MAJOR WILLIAM JAMES GORDON BURNS DSO
CANADIAN FIELD ARTILLERY
28TH SEPTEMBER 1918 AGE 27
BURIED: ONTARIO CEMETERY, SAINS-LES-MARQUION, FRANCE
William James Gordon Burns was a Chemistry Fellow at Victoria College, University of Toronto, Canada. He joined the Canadian Field Artillery in August 1915, was promoted Captain in June 1916 and went to France the following month. In December 1917 he was promoted Major. His obituary in the University of Toronto Roll of Service relates how:
'During more than two years of continuous service he served through the battles of the Somme, Vimy (where he was wounded on April 17th), Hill 70, Passchendaele, Amiens and Arras. In the battle of Cambrai he was instantly killed by splinters from an shell when he was on a reconnaissance for a forward battery position at Bourlon Wood. Buried at Ontario Military Cemetery near Bourlon Village.
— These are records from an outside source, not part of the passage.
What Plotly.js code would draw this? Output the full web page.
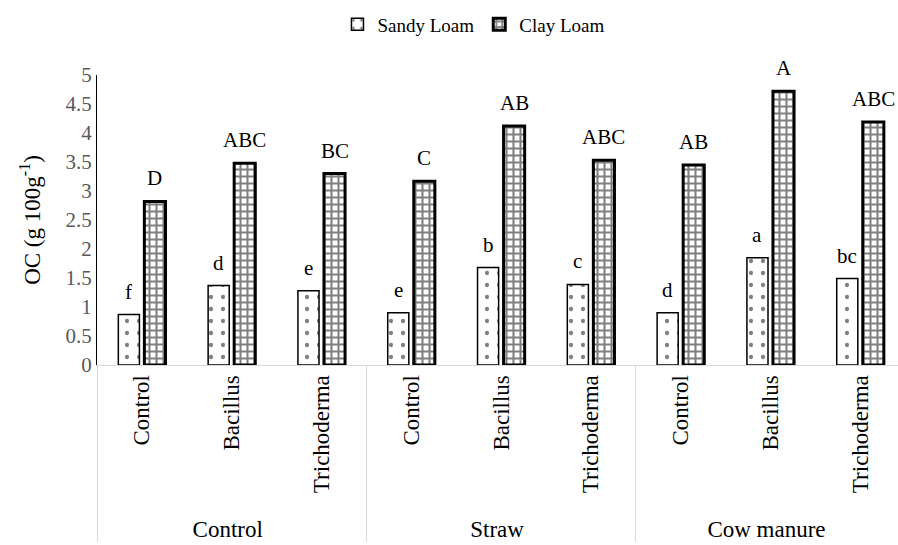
<!DOCTYPE html>
<html>
<head>
<meta charset="utf-8">
<script src="https://cdn.plot.ly/plotly-3.0.1.min.js"></script>
<style>html,body{margin:0;padding:0;background:#fff;}#chart{width:898px;height:545px;}</style>
</head>
<body>
<div id="chart"></div>
<script>
const groups = ["Control","Control","Control","Straw","Straw","Straw","Cow manure","Cow manure","Cow manure"];
const treatments = ["Control","Bacillus","Trichoderma","Control","Bacillus","Trichoderma","Control","Bacillus","Trichoderma"];
const sandyLoam = [0.87, 1.37, 1.28, 0.90, 1.68, 1.39, 0.90, 1.85, 1.49];
const clayLoam = [2.82, 3.48, 3.30, 3.17, 4.12, 3.53, 3.45, 4.72, 4.19];
const sandyLetters = ["f","d","e","e","b","c","d","a","bc"];
const clayLetters = ["D","ABC","BC","C","AB","ABC","AB","A","ABC"];
const yTitle = "OC (g 100g<sup>-1</sup>)";

const serif = "Times New Roman";
const barGap = 0.42;
const barOffset = (1 - barGap) / 4;

const traces = [
  {
    type: "bar", name: "Sandy Loam",
    x: [groups, treatments], y: sandyLoam,
    marker: {color: "#fff", line: {color: "#000", width: 1.5},
      pattern: {shape: ".", size: 12, solidity: 0.1, fgcolor: "#000", bgcolor: "#fff", fillmode: "overlay"}}
  },
  {
    type: "bar", name: "Clay Loam",
    x: [groups, treatments], y: clayLoam,
    marker: {color: "#fff", line: {color: "#000", width: 3},
      pattern: {shape: "+", size: 7, solidity: 0.5, fgcolor: "#000", bgcolor: "#fff", fillmode: "overlay"}}
  }
];

const annotations = [];
sandyLoam.forEach((v, i) => annotations.push({x: i - barOffset, y: v, text: sandyLetters[i]}));
clayLoam.forEach((v, i) => annotations.push({x: i + barOffset, y: v, text: clayLetters[i]}));
annotations.forEach(a => Object.assign(a, {xref: "x", yref: "y", showarrow: false, yanchor: "bottom",
  xanchor: "center", yshift: 9, font: {family: serif, size: 21, color: "#000"}}));

const layout = {
  width: 898, height: 545,
  margin: {l: 97, r: 0, t: 75, b: 180},
  paper_bgcolor: "#fff", plot_bgcolor: "#fff",
  font: {family: serif, size: 18, color: "#000"},
  barmode: "group", bargap: barGap, bargroupgap: 0.19,
  showlegend: true,
  legend: {orientation: "h", x: 0.47, xanchor: "center", yref: "container", y: 0.99, yanchor: "top",
    font: {family: serif, size: 19, color: "#000"}, itemwidth: 30, traceorder: "normal"},
  annotations: annotations,
  xaxis: {
    type: "multicategory", range: [-0.5, 8.42],
    tickangle: -90, tickfont: {family: serif, size: 23, color: "#000"},
    showline: true, linecolor: "#d9d9d9", linewidth: 1,
    ticks: "", showgrid: false, zeroline: false,
    showdividers: true, dividercolor: "#d9d9d9", dividerwidth: 1
  },
  yaxis: {
    range: [0, 5], dtick: 0.5, tick0: 0,
    showline: true, linecolor: "#000", linewidth: 1,
    showgrid: false, zeroline: false, ticks: "",
    tickfont: {family: serif, size: 21, color: "#595959"},
    title: {text: yTitle, font: {family: serif, size: 23, color: "#000"}, standoff: 18}
  }
};

Plotly.newPlot("chart", traces, layout, {displayModeBar: false, staticPlot: true});
</script>
</body>
</html>
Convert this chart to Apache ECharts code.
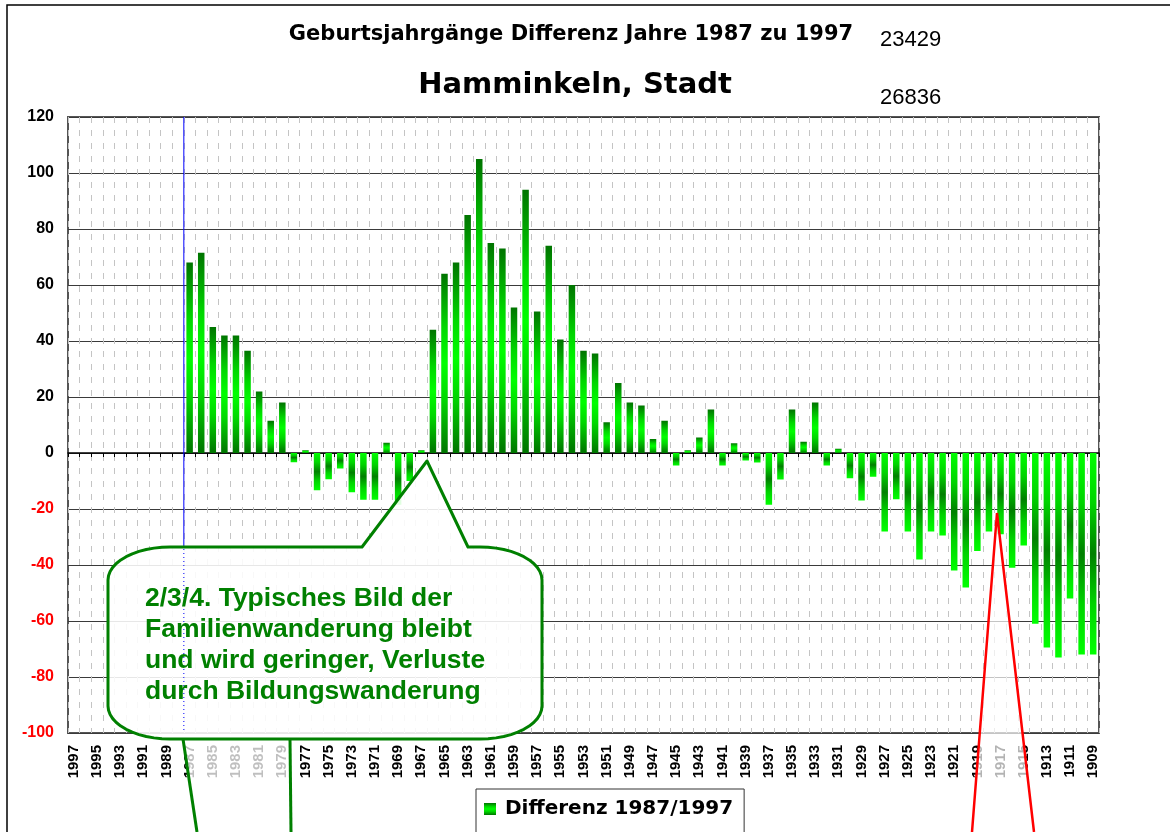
<!DOCTYPE html>
<html>
<head>
<meta charset="utf-8">
<script src="https://cdn.jsdelivr.net/npm/echarts@6/dist/echarts.min.js"></script>
<style>
  html, body { margin: 0; padding: 0; background: #fff; }
  #chart { width: 1170px; height: 832px; }
</style>
</head>
<body>
<div id="chart"></div>
<script>
// birth years, newest first (as in the original sheet)
const years = [
  '1997','1996','1995','1994','1993','1992','1991','1990','1989','1988',
  '1987','1986','1985','1984','1983','1982','1981','1980','1979','1978',
  '1977','1976','1975','1974','1973','1972','1971','1970','1969','1968',
  '1967','1966','1965','1964','1963','1962','1961','1960','1959','1958',
  '1957','1956','1955','1954','1953','1952','1951','1950','1949','1948',
  '1947','1946','1945','1944','1943','1942','1941','1940','1939','1938',
  '1937','1936','1935','1934','1933','1932','1931','1930','1929','1928',
  '1927','1926','1925','1924','1923','1922','1921','1920','1919','1918',
  '1917','1916','1915','1914','1913','1912','1911','1910','1909'
]
// Differenz 1987/1997 per birth year
const diff = [
  null, null, null, null, null, null, null, null, null, null,
  68, 71.5, 45, 42, 42, 36.5, 22, 11.5, 18, -3.3,
  1, -13.3, -9.4, -5.5, -14, -16.7, -16.7, 3.7, -18.5, -10,
  1, 44, 64, 68, 85, 105, 75, 73, 52, 94,
  50.5, 74, 40.5, 60, 36.5, 35.5, 11, 25, 18, 17,
  5, 11.5, -4.5, 1, 5.5, 15.5, -4.5, 3.5, -2.7, -3.4,
  -18.5, -9.5, 15.5, 4, 18, -4.5, 1.5, -9, -17, -8.5,
  -28, -16.5, -28, -38, -28, -29.5, -42, -48, -35, -28,
  -29, -41, -33, -61, -69.5, -73, -52, -72, -72
]
const seriesName = 'Differenz 1987/1997'
const title1 = 'Geburtsjahrgänge Differenz Jahre 1987 zu 1997'
const title2 = 'Hamminkeln, Stadt'
const num1 = '23429'
const num2 = '26836'
const calloutLines = [
  '2/3/4. Typisches Bild der',
  'Familienwanderung bleibt',
  'und wird geringer, Verluste',
  'durch Bildungswanderung'
]

const green = '#008000'
const posGrad = new echarts.graphic.LinearGradient(0, 0, 0, 1, [
  { offset: 0, color: '#007400' },
  { offset: 0.3, color: '#00d800' },
  { offset: 0.5, color: '#00ff00' },
  { offset: 0.7, color: '#00d800' },
  { offset: 1, color: '#007400' }
])
const negGrad = new echarts.graphic.LinearGradient(0, 0, 0, 1, [
  { offset: 0, color: '#00ff00' },
  { offset: 0.25, color: '#00d400' },
  { offset: 0.5, color: '#008000' },
  { offset: 0.75, color: '#00d400' },
  { offset: 1, color: '#00ff00' }
])

const barData = diff.map(v => v === null ? '-' : {
  value: v,
  itemStyle: { color: v >= 0 ? posGrad : negGrad }
})

const myChart = echarts.init(document.getElementById('chart'))

const option = {
  animation: false,
  backgroundColor: '#fff',
  grid: {
    show: true,
    left: 68,
    right: 71,
    top: 117,
    bottom: 99,
    borderColor: '#555',
    borderWidth: 2,
    backgroundColor: 'transparent'
  },
  legend: {
    data: [seriesName],
    left: 476,
    top: 789,
    padding: [10, 11, 30, 8],
    itemWidth: 12,
    itemHeight: 12,
    itemGap: 0,
    icon: 'rect',
    borderColor: '#333',
    borderWidth: 1,
    textStyle: {
      fontFamily: 'DejaVu Sans',
      fontWeight: 'bold',
      fontSize: 20,
      color: '#000',
      padding: [0, 0, 0, 4]
    }
  },
  xAxis: [
    {
      type: 'category',
      data: years,
      position: 'bottom',
      axisLine: { show: false, onZero: false },
      axisTick: { show: false },
      axisLabel: {
        interval: 1,
        rotate: 90,
        margin: 12,
        fontFamily: 'Liberation Sans',
        fontWeight: 'bold',
        fontSize: 15,
        color: '#000'
      },
      splitLine: {
        show: true,
        interval: 0,
        lineStyle: { color: '#c4c4c4', width: 1, type: [6, 7] }
      }
    },
    {
      type: 'category',
      data: years,
      position: 'bottom',
      axisLine: { show: true, onZero: true, lineStyle: { color: '#000', width: 1.5 } },
      axisTick: { show: true, interval: 0, length: 4, lineStyle: { color: '#000' } },
      axisLabel: { show: false },
      splitLine: { show: false }
    }
  ],
  yAxis: {
    type: 'value',
    min: -100,
    max: 120,
    interval: 20,
    axisLine: { show: false },
    axisTick: { show: false },
    axisLabel: {
      margin: 14,
      fontFamily: 'Liberation Sans',
      fontWeight: 'bold',
      fontSize: 16,
      color: v => v < 0 ? '#ff0000' : '#000'
    },
    splitLine: { lineStyle: { color: '#3a3a3a', width: 1 } }
  },
  series: [
    {
      name: seriesName,
      type: 'bar',
      xAxisIndex: 0,
      data: barData,
      barWidth: 6.5,
      itemStyle: { color: posGrad }
    }
  ]
}
myChart.setOption(option)

// annotations (callout shapes, lines, titles)
const x9 = myChart.convertToPixel({ xAxisIndex: 0 }, 9)
const x10 = myChart.convertToPixel({ xAxisIndex: 0 }, 10)
const blueX = (x9 + x10) / 2

function calloutPoints (l, t, r, b, rx, ry, ptr) {
  const pts = []
  const arc = (cx, cy, a0, a1) => {
    for (let i = 0; i <= 12; i++) {
      const a = a0 + (a1 - a0) * i / 12
      pts.push([cx + rx * Math.cos(a), cy + ry * Math.sin(a)])
    }
  }
  pts.push([ptr[0][0], t], ptr[1], [ptr[2][0], t])
  arc(r - rx, t + ry, -Math.PI / 2, 0)
  arc(r - rx, b - ry, 0, Math.PI / 2)
  arc(l + rx, b - ry, Math.PI / 2, Math.PI)
  arc(l + rx, t + ry, Math.PI, Math.PI * 1.5)
  return pts
}

const boxPts = calloutPoints(108, 547, 542, 739, 62, 33, [[362, 547], [427, 461], [468, 547]])

myChart.setOption({
  graphic: [
    { type: 'rect', z: 200, silent: true, shape: { x: 7, y: 5, width: 1200, height: 900 },
      style: { fill: 'none', stroke: '#000', lineWidth: 1.5 } },
    { type: 'text', z: 200, x: 571, y: 35, style: { text: title1, fontFamily: 'DejaVu Sans', fontWeight: 'bold', fontSize: 21,
      fill: '#000', align: 'center', verticalAlign: 'middle' } },
    { type: 'text', z: 200, x: 880, y: 29, style: { text: num1, fontFamily: 'Liberation Sans', fontSize: 22, fill: '#000' } },
    { type: 'text', z: 200, x: 575, y: 85, style: { text: title2, fontFamily: 'DejaVu Sans', fontWeight: 'bold', fontSize: 29,
      fill: '#000', align: 'center', verticalAlign: 'middle' } },
    { type: 'text', z: 200, x: 880, y: 87, style: { text: num2, fontFamily: 'Liberation Sans', fontSize: 22, fill: '#000' } },
    { type: 'line', z: 50, shape: { x1: blueX, y1: 117, x2: blueX, y2: 547 }, style: { stroke: '#0000ff', lineWidth: 1 } },
    // washed area under callout bottom
    { type: 'polygon', z: 90, shape: { points: [[183, 739], [197, 832], [291, 832], [290, 739]] },
      style: { fill: 'rgba(255,255,255,0.75)' } },
    { type: 'line', z: 110, shape: { x1: 183, y1: 739, x2: 197, y2: 832 }, style: { stroke: green, lineWidth: 3 } },
    { type: 'line', z: 110, shape: { x1: 290, y1: 739, x2: 291, y2: 832 }, style: { stroke: green, lineWidth: 3 } },
    // callout box
    { type: 'polygon', z: 100, shape: { points: boxPts },
      style: { fill: 'rgba(255,255,255,0.88)', stroke: green, lineWidth: 3, lineJoin: 'round' } },
    { type: 'line', z: 105, shape: { x1: blueX, y1: 549, x2: blueX, y2: 733 }, style: { stroke: '#0000ff', lineWidth: 1, lineDash: [1, 3] } },
    { type: 'text', z: 120, x: 145, y: 583, style: {
      text: calloutLines.join('\n'), fontFamily: 'Liberation Sans', fontWeight: 'bold', fontSize: 26.5,
      lineHeight: 31, fill: green } },
    // red pointer
    { type: 'polygon', z: 100, shape: { points: [[997, 513], [972, 832], [1034, 832]] },
      style: { fill: 'rgba(255,255,255,0.7)' } },
    { type: 'polyline', z: 110, shape: { points: [[972, 832], [997, 513], [1034, 832]] },
      style: { stroke: '#ff0000', lineWidth: 2.5, fill: 'none' } }
  ]
})
</script>
</body>
</html>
In November 1918 his name was Mentioned in Despatches, and in January 1919 it was announced that the D.S.O. had been awarded to him for his service through the year, and particularly for his skill and courage in directing the work of his battery through the battles of Amiens and Arras."
8th Army Brigade
Canadian Field Artillery
Killed in Action
While on reconnaissance, East of Bourlon on the morning of September 28th, 1918, he was hit in the region of the heart and lungs by splinters from an enemy shell. He also received minor wounds in the left arm and leg. Death was instantaneous.'
The Canadian Circumstances of Death Register
There are two scholarships at the University of Toronto, both set up by Burns' parents: the Reverend Robert Newton and Mary Jane Burns. The first, the James Burns Scholarship, in memory of Major Burns, is awarded to a second-year student whose studies have included three science courses. The second, the Mary Gladys Burns Scholarship, established in memory of his sister who died in 1929, is awarded to a female student whose second year included two courses in English.